>> START

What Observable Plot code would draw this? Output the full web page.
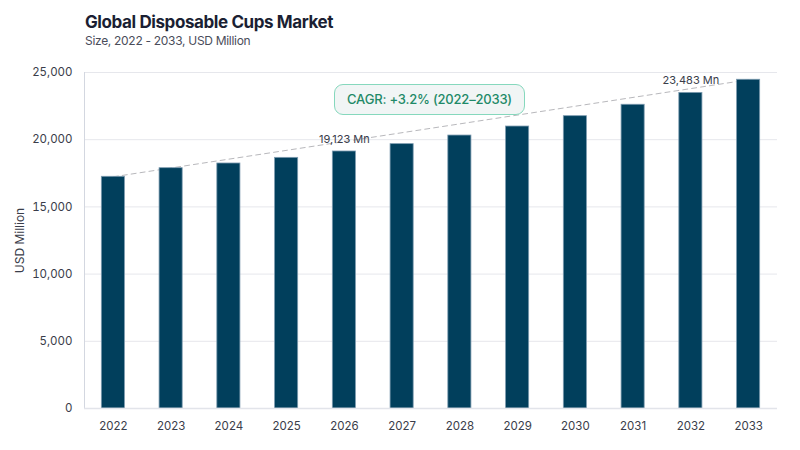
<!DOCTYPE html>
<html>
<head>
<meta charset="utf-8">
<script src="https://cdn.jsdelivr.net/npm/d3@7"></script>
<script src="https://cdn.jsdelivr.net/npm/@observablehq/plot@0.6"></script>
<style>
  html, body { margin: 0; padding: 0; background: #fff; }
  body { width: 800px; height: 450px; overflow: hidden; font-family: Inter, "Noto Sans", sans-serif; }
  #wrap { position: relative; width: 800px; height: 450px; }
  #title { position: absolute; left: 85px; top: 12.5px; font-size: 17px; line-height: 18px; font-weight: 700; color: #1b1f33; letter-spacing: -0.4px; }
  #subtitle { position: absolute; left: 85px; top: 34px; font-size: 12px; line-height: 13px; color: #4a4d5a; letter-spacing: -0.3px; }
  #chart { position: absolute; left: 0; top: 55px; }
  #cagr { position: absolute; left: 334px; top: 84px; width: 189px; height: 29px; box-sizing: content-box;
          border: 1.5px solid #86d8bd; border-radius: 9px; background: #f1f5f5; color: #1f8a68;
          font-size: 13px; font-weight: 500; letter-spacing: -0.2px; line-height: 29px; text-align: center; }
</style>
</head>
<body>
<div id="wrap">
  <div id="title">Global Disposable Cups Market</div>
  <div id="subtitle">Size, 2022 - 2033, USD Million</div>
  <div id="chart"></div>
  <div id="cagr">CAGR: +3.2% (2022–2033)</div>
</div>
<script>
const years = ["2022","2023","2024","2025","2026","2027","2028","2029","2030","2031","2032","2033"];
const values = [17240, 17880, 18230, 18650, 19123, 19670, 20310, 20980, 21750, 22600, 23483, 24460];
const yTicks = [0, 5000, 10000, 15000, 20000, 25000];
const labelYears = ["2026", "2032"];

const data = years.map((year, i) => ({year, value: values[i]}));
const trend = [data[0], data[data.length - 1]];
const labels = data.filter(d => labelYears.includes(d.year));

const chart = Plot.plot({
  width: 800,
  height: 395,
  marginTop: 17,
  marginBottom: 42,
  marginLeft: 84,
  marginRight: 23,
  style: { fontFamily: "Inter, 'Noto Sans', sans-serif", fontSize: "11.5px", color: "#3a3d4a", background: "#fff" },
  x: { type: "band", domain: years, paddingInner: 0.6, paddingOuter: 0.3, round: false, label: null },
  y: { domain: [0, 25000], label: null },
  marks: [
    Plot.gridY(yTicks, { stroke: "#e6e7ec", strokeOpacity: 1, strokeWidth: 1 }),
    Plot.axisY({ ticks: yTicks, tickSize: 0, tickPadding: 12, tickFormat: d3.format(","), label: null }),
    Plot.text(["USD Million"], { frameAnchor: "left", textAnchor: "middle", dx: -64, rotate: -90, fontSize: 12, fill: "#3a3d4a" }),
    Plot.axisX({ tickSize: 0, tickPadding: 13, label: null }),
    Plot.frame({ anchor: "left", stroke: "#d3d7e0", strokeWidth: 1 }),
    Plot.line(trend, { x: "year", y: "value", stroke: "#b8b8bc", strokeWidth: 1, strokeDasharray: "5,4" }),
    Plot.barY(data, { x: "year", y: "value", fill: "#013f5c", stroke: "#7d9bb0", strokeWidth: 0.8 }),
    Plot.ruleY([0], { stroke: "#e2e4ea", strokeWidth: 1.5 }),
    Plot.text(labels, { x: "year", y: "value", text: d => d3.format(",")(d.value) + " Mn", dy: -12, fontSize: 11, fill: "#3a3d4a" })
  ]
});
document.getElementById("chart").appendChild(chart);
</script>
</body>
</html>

>> END

▶ DIRECTIONS FOR THIS TASK: With all pictures left out, please transcribe exactly the lines from the start of the material through the line with "const labels = data.filter(d".

▶ TASK RESPONSE:
What Observable Plot code would draw this? Output the full web page.
<!DOCTYPE html>
<html>
<head>
<meta charset="utf-8">
<script src="https://cdn.jsdelivr.net/npm/d3@7"></script>
<script src="https://cdn.jsdelivr.net/npm/@observablehq/plot@0.6"></script>
<style>
  html, body { margin: 0; padding: 0; background: #fff; }
  body { width: 800px; height: 450px; overflow: hidden; font-family: Inter, "Noto Sans", sans-serif; }
  #wrap { position: relative; width: 800px; height: 450px; }
  #title { position: absolute; left: 85px; top: 12.5px; font-size: 17px; line-height: 18px; font-weight: 700; color: #1b1f33; letter-spacing: -0.4px; }
  #subtitle { position: absolute; left: 85px; top: 34px; font-size: 12px; line-height: 13px; color: #4a4d5a; letter-spacing: -0.3px; }
  #chart { position: absolute; left: 0; top: 55px; }
  #cagr { position: absolute; left: 334px; top: 84px; width: 189px; height: 29px; box-sizing: content-box;
          border: 1.5px solid #86d8bd; border-radius: 9px; background: #f1f5f5; color: #1f8a68;
          font-size: 13px; font-weight: 500; letter-spacing: -0.2px; line-height: 29px; text-align: center; }
</style>
</head>
<body>
<div id="wrap">
  <div id="title">Global Disposable Cups Market</div>
  <div id="subtitle">Size, 2022 - 2033, USD Million</div>
  <div id="chart"></div>
  <div id="cagr">CAGR: +3.2% (2022–2033)</div>
</div>
<script>
const years = ["2022","2023","2024","2025","2026","2027","2028","2029","2030","2031","2032","2033"];
const values = [17240, 17880, 18230, 18650, 19123, 19670, 20310, 20980, 21750, 22600, 23483, 24460];
const yTicks = [0, 5000, 10000, 15000, 20000, 25000];
const labelYears = ["2026", "2032"];

const data = years.map((year, i) => ({year, value: values[i]}));
const trend = [data[0], data[data.length - 1]];
const labels = data.filter(d => labelYears.includes(d.year));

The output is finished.